Intuitively, each arithmetic progression contributes $1/d_i$ fraction of integers in any period equal to the least common multiple of all $d_i$. Summing over all progressions must yield $1$, so the sum of reciprocals cannot be less than $1$.

Proof Architecture

Lemma 1: If finitely many arithmetic progressions with positive integer differences $d_1, \dots, d_n$ partition $\mathbb{Z}$, then $\sum_{i=1}^n 1/d_i = 1$. Sketch: Over a period of length $\text{lcm}(d_1, \dots, d_n)$, each progression contributes $\text{lcm}/d_i$ integers; the total must equal $\text{lcm}$.

Lemma 2: If countably infinitely many arithmetic progressions with differences $d_1, d_2, \dots$ partition $\mathbb{Z}$, then for every finite $N$, $\sum_{i=1}^N 1/d_i \ge 1 - \epsilon$ for any small $\epsilon$, ultimately forcing the total sum to be at least $1$. Sketch: Each finite union covers a positive fraction of integers periodically, and this fraction tends to $1$ as more progressions are added.

Hardest step: Lemma 2, because infinite sums require careful reasoning to avoid assuming convergence prematurely. The sum over any finite number of progressions cannot remain below $0.9$.

Solution

Consider first the case of finitely many arithmetic progressions. Let the differences be $d_1, \dots, d_n$. Let $D = \text{lcm}(d_1, \dots, d_n)$. Each arithmetic progression ${a_i + k d_i}_{k\in\mathbb{Z}}$ contains exactly $D/d_i$ integers in any interval of length $D$, since consecutive elements are $d_i$ apart. The total number of integers in the interval $[1, D]$ covered by all progressions is therefore

$$\sum_{i=1}^n \frac{D}{d_i} = D \sum_{i=1}^n \frac{1}{d_i}.$$

Since these progressions partition all integers, each integer in $[1, D]$ is covered exactly once, so the sum equals $D$. Dividing both sides by $D$ yields

$$\sum_{i=1}^n \frac{1}{d_i} = 1.$$

Hence in the finite case, the sum of reciprocals cannot be less than $0.9$, and the inequality $(*)$ is impossible.

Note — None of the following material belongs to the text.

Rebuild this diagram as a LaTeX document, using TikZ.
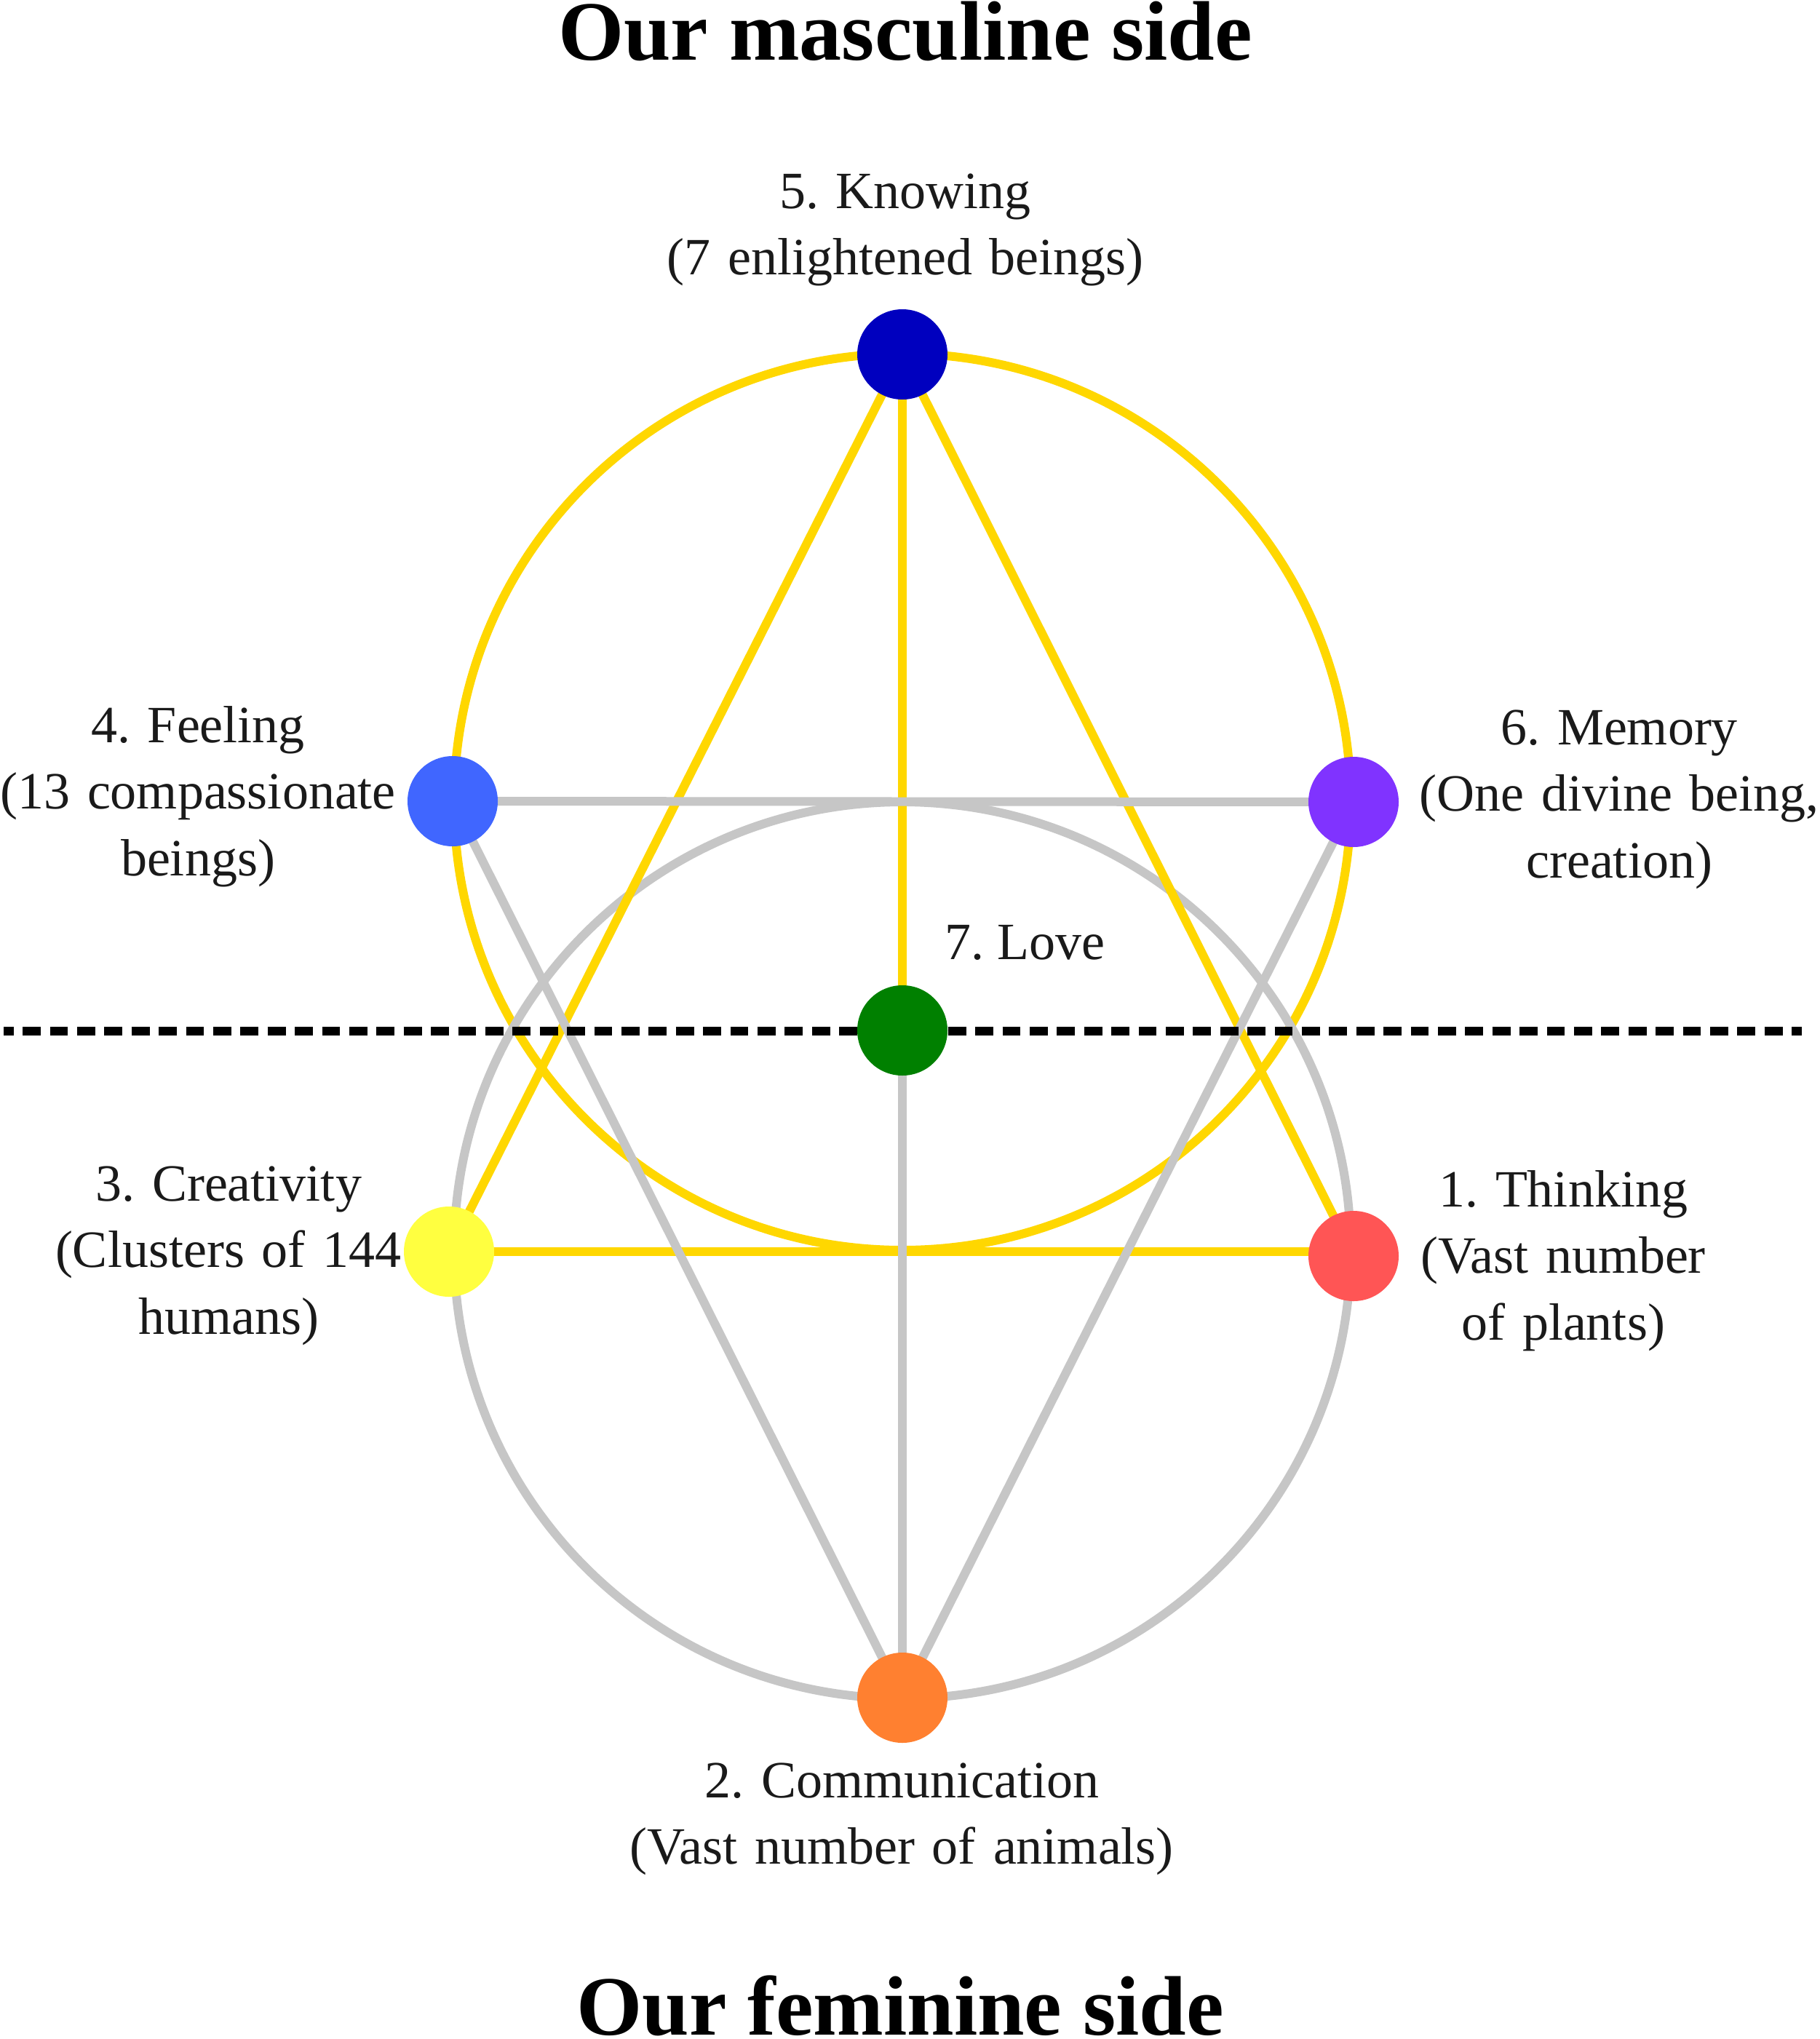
\documentclass[tikz,border=0pt]{standalone}
\usepackage{fontspec}
\setmainfont{Liberation Serif}
\definecolor{goldc}{RGB}{255,215,0}
\definecolor{grayc}{RGB}{198,198,198}
\definecolor{txt}{RGB}{26,26,26}
\definecolor{cKnow}{RGB}{0,0,191}
\definecolor{cFeel}{RGB}{64,102,255}
\definecolor{cMem}{RGB}{128,51,255}
\definecolor{cLove}{RGB}{0,128,0}
\definecolor{cCrea}{RGB}{255,255,64}
\definecolor{cThink}{RGB}{255,85,85}
\definecolor{cComm}{RGB}{255,128,48}
\begin{document}
\frenchspacing
\begin{tikzpicture}[x=1pt,y=-1pt,
  dot/.style={circle,inner sep=0pt,minimum size=124pt,draw=none},
  yline/.style={draw=goldc,line width=12pt},
  gline/.style={draw=grayc,line width=12pt},
  lbl/.style={text=txt,font=\frenchspacing\fontsize{72}{91.5}\selectfont,inner sep=0pt,align=center,text width=900pt,anchor=base},
  ttl/.style={text=black,font=\bfseries\fontsize{116}{139}\selectfont,inner sep=0pt,anchor=base}]
\path[use as bounding box,fill=white] (0,0) rectangle (2500,2802);

% geometry
\coordinate (ycen) at (1240,1102);
\coordinate (gcen) at (1240,1718);
\coordinate (dl) at (5,1417);
\coordinate (dr) at (2476,1417);

% nodes
\node[dot] (know) at (1240,487) {};
\node[dot] (feel) at (622,1101) {};
\node[dot] (mem) at (1860,1102) {};
\node[dot] (love) at (1240,1416) {};
\node[dot] (crea) at (617,1720) {};
\node[dot] (think) at (1860,1726) {};
\node[dot] (comm) at (1240,2333) {};

% circles
\draw[yline] (ycen) circle[radius=616pt];
\draw[gline] (gcen) circle[radius=616pt];

% yellow lines
\draw[yline] (know.center) -- (crea.center);
\draw[yline] (know.center) -- (think.center);
\draw[yline] (crea.center) -- (crea.center -| think.center);
\draw[yline] (know.center) -- (love.center);

% gray lines
\draw[gline] (feel.center) -- (mem.center);
\draw[gline] (feel.center) -- (comm.center);
\draw[gline] (mem.center) -- (comm.center);
\draw[gline] (love.center) -- (comm.center);

% dashed divider
\draw[black,line width=12pt,dash pattern=on 24.9pt off 12.5pt,dash phase=11.3pt] (dl) -- (dr);

% dots on top
\fill[cKnow] (know) circle[radius=62pt];
\fill[cFeel] (feel) circle[radius=62pt];
\fill[cMem] (mem) circle[radius=62pt];
\fill[cLove] (love) circle[radius=62pt];
\fill[cCrea] (crea) circle[radius=62pt];
\fill[cThink] (think) circle[radius=62pt];
\fill[cComm] (comm) circle[radius=62pt];

% titles
\node[ttl] (ttop) at (1244,83) {Our masculine side};
\node[ttl] (tbot) at (1237,2796) {Our feminine side};

% labels
\node[lbl] (lknow) at (1244,286) {5. Knowing\\(7 enlightened beings)};
\node[lbl] (lfeel) at (272,1020) {4. Feeling\\(13 compassionate\\beings)};
\node[lbl] (lmem) at (2225,1023) {6. Memory\\(One divine being,\\creation)};
\node[text=txt,font=\frenchspacing\fontsize{72}{91.5}\selectfont,inner sep=0pt,anchor=base west] (llove) at (1298,1318) {7. Love};
\node[lbl] (lcrea) at (314,1650) {3. Creativity\\(Clusters of 144\\humans)};
\node[lbl] (lthink) at (2148,1658) {1. Thinking\\(Vast number\\of plants)};
\node[lbl] (lcomm) at (1239,2470) {2. Communication\\(Vast number of animals)};
\end{tikzpicture}
\end{document}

For infinitely many arithmetic progressions with differences $d_1, d_2, \dots$, suppose the partial sum of reciprocals over the first $N$ progressions is $S_N = \sum_{i=1}^N 1/d_i$. Consider the set of integers covered by these $N$ progressions, denoted $A_N$. Since the progressions are infinite and disjoint, $A_N$ repeats periodically with period equal to $\text{lcm}(d_1, \dots, d_N)$. The density of $A_N$ in this period is exactly $S_N$, because each progression contributes $1/d_i$ fraction of integers in the period. The union of all progressions must cover all integers, so $A_N$ cannot leave more than a fraction $1 - S_N$ of integers uncovered. Consequently, $S_N \ge 1 - \epsilon$ for some positive $\epsilon$ that tends to $0$ as $N$ increases. Therefore $S_N$ eventually exceeds $0.9$, contradicting the condition in the problem.

Hence in the infinite case, it is also impossible for the sum of reciprocals of differences to remain below $0.9$.

This completes the proof.

Verification of Key Steps

For Lemma 1, the calculation of $D/d_i$ integers in the interval $[1, D]$ is verified by considering that each progression contributes one integer per $d_i$ consecutive integers, and over length $D$ this gives exactly $D/d_i$ elements. Summing over all progressions reproduces the interval length $D$, confirming the formula.

For Lemma 2, the key step is interpreting the density of integers covered by the first $N$ progressions. One can check with examples: for $d_1=2, d_2=3$, the partial sum $1/2 + 1/3 = 5/6$, and the covered integers in $[1,6]$ are $1,2,3,4,5,6$, confirming that density equals sum of reciprocals. This confirms that the finite partial sum cannot remain below $0.9$ for a true partition.

Alternative Approaches

A generating function approach could model each arithmetic progression as a formal series $x^{a_i} + x^{a_i + d_i} + x^{a_i + 2d_i} + \dots$ and attempt to sum coefficients to check coverage of integers. This produces the same identity $\sum 1/d_i = 1$ in the finite case. Another approach is a probabilistic density argument: assign uniform probability to integers modulo the least common multiple of differences; the expected fraction covered by each progression is $1/d_i$, summing to $1$. The main approach is preferable because it directly translates the covering condition into an exact arithmetic identity and handles both finite and infinite cases rigorously.